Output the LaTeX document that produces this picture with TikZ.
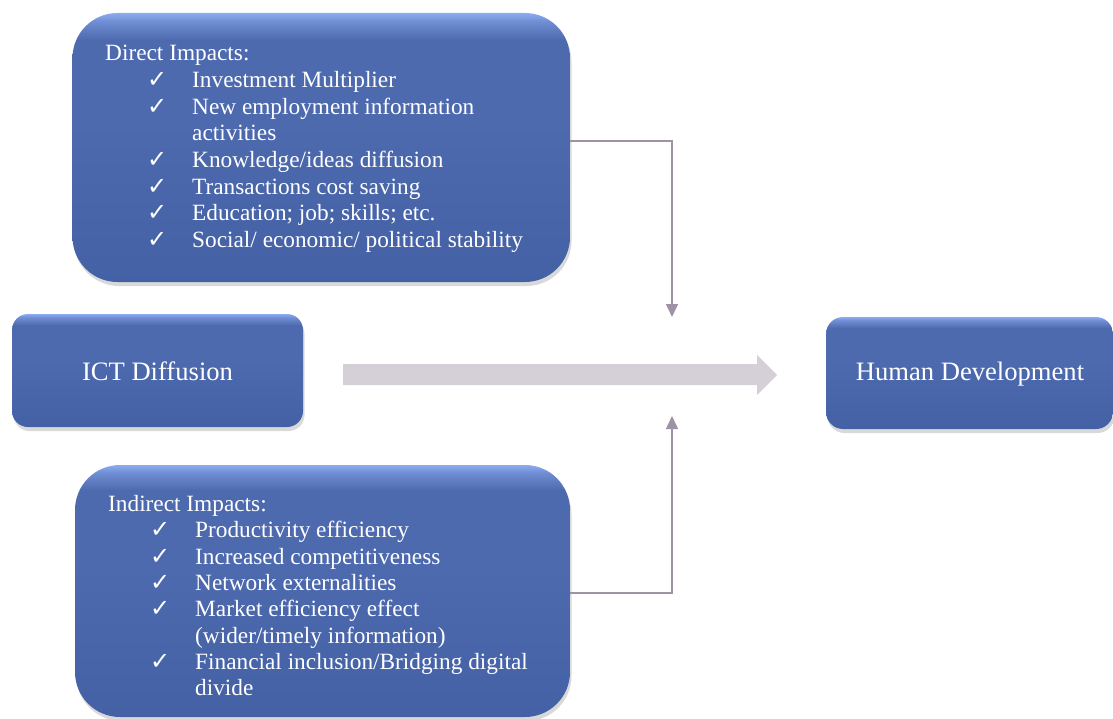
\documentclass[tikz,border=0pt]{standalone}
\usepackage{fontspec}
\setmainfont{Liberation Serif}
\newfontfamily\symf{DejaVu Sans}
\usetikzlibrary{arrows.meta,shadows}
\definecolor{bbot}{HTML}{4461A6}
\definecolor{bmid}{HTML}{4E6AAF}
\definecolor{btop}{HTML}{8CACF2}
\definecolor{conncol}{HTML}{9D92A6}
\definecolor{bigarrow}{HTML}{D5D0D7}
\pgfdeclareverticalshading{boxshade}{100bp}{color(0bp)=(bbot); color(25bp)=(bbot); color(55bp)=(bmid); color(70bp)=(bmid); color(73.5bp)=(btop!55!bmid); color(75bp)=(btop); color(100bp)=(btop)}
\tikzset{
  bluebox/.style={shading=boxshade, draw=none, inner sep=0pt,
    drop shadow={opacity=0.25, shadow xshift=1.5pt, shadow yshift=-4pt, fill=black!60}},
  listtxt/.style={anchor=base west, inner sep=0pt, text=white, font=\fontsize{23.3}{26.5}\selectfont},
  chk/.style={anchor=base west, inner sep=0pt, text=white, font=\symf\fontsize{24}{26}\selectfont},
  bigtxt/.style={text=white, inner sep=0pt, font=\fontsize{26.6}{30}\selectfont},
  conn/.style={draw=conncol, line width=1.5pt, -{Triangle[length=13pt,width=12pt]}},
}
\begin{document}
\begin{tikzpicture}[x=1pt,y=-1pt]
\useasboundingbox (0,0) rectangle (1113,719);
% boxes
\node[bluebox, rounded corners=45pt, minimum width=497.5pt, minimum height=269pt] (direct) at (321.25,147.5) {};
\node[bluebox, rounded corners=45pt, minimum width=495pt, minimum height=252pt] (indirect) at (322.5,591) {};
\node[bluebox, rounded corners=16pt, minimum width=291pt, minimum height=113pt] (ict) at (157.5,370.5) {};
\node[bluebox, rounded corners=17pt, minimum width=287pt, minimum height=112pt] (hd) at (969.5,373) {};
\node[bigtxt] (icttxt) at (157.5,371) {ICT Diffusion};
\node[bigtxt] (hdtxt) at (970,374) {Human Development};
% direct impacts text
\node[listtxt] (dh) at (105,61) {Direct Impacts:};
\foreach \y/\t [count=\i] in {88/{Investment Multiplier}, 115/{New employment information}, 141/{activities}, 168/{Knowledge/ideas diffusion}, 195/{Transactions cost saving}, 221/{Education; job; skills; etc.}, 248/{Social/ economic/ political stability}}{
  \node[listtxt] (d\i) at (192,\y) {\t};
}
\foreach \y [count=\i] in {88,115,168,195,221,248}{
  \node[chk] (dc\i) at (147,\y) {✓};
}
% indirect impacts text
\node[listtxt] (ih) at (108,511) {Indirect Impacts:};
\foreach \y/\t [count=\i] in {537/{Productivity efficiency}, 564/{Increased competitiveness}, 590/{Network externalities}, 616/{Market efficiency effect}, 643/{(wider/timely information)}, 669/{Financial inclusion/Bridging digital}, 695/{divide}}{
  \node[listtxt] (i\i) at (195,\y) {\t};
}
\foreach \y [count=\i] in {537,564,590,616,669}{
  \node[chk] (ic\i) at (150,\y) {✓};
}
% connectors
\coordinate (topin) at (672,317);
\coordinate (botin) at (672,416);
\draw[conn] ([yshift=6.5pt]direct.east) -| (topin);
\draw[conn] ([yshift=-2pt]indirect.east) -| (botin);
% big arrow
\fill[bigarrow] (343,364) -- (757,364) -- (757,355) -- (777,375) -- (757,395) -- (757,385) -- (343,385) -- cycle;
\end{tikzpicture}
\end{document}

*****

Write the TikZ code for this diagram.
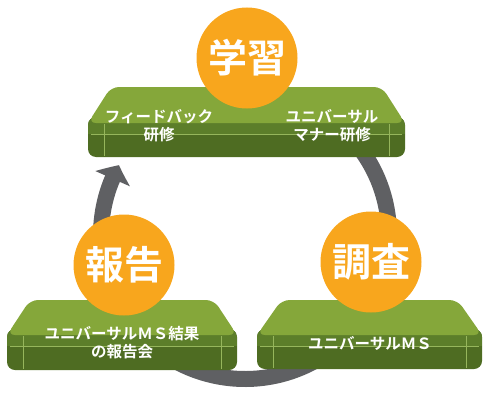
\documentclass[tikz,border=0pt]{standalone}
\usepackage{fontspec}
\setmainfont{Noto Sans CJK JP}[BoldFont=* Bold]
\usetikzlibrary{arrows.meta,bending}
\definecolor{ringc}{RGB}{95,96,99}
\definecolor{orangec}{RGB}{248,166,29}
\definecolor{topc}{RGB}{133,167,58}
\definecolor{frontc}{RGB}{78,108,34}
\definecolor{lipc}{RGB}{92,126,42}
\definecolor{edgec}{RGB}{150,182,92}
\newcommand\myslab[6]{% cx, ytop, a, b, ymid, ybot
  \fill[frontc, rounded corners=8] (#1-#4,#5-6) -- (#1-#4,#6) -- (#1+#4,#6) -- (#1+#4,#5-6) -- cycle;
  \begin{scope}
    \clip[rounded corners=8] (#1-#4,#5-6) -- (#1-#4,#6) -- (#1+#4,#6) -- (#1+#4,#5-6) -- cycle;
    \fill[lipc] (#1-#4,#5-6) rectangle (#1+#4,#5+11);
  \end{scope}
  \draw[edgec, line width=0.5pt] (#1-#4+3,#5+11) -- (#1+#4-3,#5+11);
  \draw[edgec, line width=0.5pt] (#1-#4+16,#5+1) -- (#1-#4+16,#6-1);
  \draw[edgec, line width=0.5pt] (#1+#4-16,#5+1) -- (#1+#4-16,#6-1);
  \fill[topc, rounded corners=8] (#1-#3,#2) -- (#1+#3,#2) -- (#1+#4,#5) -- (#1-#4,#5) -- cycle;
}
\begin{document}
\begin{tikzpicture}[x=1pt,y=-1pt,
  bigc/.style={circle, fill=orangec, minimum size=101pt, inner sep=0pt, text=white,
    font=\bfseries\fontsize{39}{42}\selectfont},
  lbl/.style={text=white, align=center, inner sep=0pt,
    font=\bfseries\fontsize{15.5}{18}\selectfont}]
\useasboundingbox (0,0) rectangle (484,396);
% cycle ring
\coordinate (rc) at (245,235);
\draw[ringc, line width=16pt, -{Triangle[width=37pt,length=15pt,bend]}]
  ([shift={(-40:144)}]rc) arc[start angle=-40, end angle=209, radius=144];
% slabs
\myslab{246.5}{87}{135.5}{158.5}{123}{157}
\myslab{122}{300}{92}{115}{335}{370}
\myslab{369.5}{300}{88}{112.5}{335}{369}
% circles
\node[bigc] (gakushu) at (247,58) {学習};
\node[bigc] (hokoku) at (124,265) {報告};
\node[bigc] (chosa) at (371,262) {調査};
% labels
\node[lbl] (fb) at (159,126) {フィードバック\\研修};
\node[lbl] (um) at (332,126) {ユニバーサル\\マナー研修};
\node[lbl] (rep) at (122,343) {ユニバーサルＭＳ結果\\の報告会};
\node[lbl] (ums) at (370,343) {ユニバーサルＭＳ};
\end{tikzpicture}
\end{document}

*****

List all lines where "this" occurs.

Output the LaTeX document that produces this picture with TikZ.
Write the TikZ code for this diagram.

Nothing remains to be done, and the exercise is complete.